N'allez pas croire un court instant que je sois opposé à toute envie de souhaiter une bonne année à des gens que j'aime. Bien au contraire, c'est un véritable plaisir. À ceux que je connais moins, si leurs possibles soucis en 2015 me touchent, je reconnais que je suis comme tous les êtres humains, persuadé que le malheur n'arrive qu'aux autres. Bref, je fais comme bien d'autres, je me soumets à la dictature du «Bonne année», pour éviter de passer pour un goujat, un malpoli, un orgueilleux, un caractériel… Que sais-je ! Oh j’entends ce que vous vous dites : «Le bal des faux derches est ouvert ». Et pourtant.

Que veut dire cette expression toute faite, «Bonne année» ? A priori, si j'en crois les explications données par les codes du savoir-vivre, elle signifie que globalement, nous nous souhaitons de voir se dérouler l'année pour le mieux dans le meilleur des mondes. Au-delà, professionnellement, elle peut signifier que nous allons faire ensemble de bonnes affaires, développer de jolis projets et mettre en œuvre des technologies de plus en plus attractives. Mais peut-on réellement parler de bonne année dans le voyage d'affaires lorsqu'une grande partie des déplacements débute à l'aube et se termine au plus profond de la nuit? Peut-on toujours évoquer une bonne année lorsque l'on traverse désormais le monde en classe éco en moins de trois jours (c'est la moyenne française) et que les budgets de plus en plus restreints conduisent à faire des choix hôteliers peu adaptés aux déplacements professionnels?

Que veut dire « bonne année » pour un acheteur ? On pourrait imaginer un court instant qu'il pourrait s'attendre à voir ses budgets augmenter, au mieux se stabiliser. La longue liste des vœux qu’il (ou elle) peut formuler dans ce domaine ne tiendrait pas sur une seule page tant les besoins sont différents, les exigences inadaptées à la culture de l'entreprise et les salariés dans l'attente profonde d'un changement en termes de qualité dans leurs déplacements professionnels.

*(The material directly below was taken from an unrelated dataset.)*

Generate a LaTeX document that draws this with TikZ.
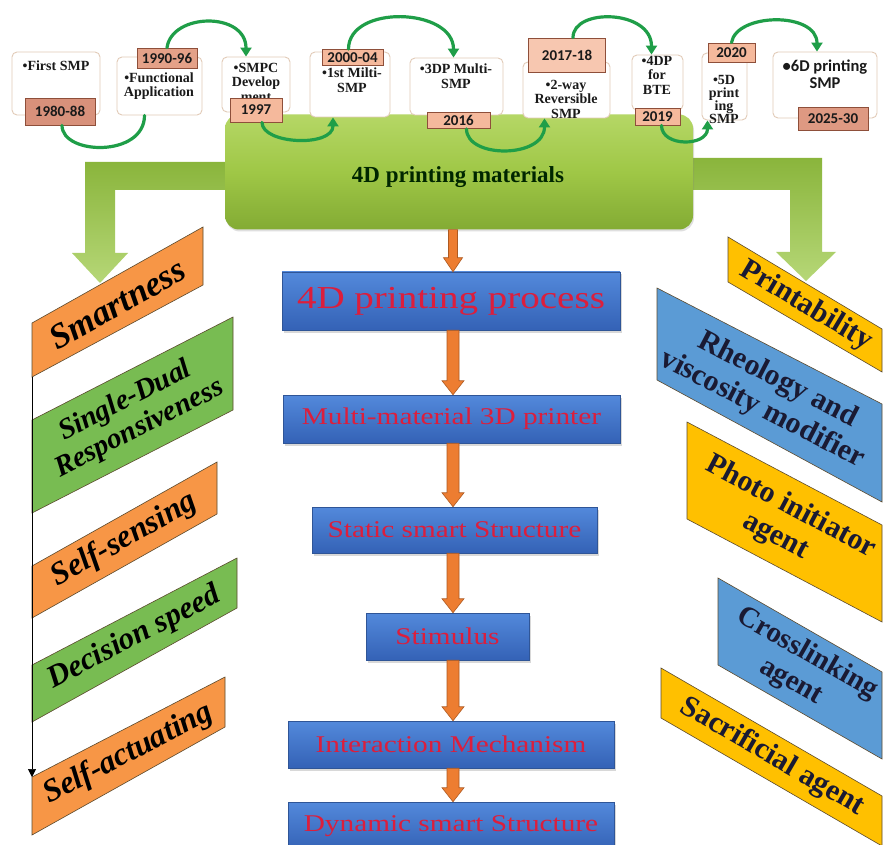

Dans cette liste des vœux pour 2015, le premier constat n'est guère favorable à cette fameuse «bonne année ». À sa façon, Guillaume Pépy - dont les vœux qu'il formule au nom de la SNCF se propagent comme une photo de Rihanna nue sur le net - a mis en œuvre la meilleure illustration de cette fausse idée du "bonne année" : le coup de Jarnac. Et oui, le président de la SNCF a souhaité 365 jours sans nuage aux régions... en les prenant de vitesse pour éviter qu'elles ne limitent les hausses des tarifs du train dans leurs territoires respectifs. "Bonne année" les élus, la SNCF ne vous a pas entendu. "Bonne année" les clients, si vous prenez le TGV vous payerez encore plus cher en 2015. Pire, la vidéo des vœux de la filiale voyages-sncf.com frise le ringard pour ne pas dire le raté pur.

Dans l’aérien, la situation s’améliore. Il reste à souhaiter que le "coup" de la surcharge carburant aura vécu et que désormais toute hausse sera purement et simplement une augmentation des tarifs. Inutile alors de la cacher sous des appellations fallacieuses. Bonne année Air France, et surtout sans grève qui vienne à nouveau pulvériser les résultats économiques encourageants. Bonne année les low-cost, pour qui la féroce bataille qui s’annonce ne sera pas forcément facile à gagner.

Bref, bonne année à vous tous, lectrices et lecteurs, qui faites que chaque jour DéplacementsPros se développe dans l’univers du voyage d’affaires. Et si vous ne croyez pas à la sincérité de mes voeux, le plus bel exemple que je puisse vous donner se résume en un mot : la fidélité. La preuve, nous sommes avec vous tous les jours.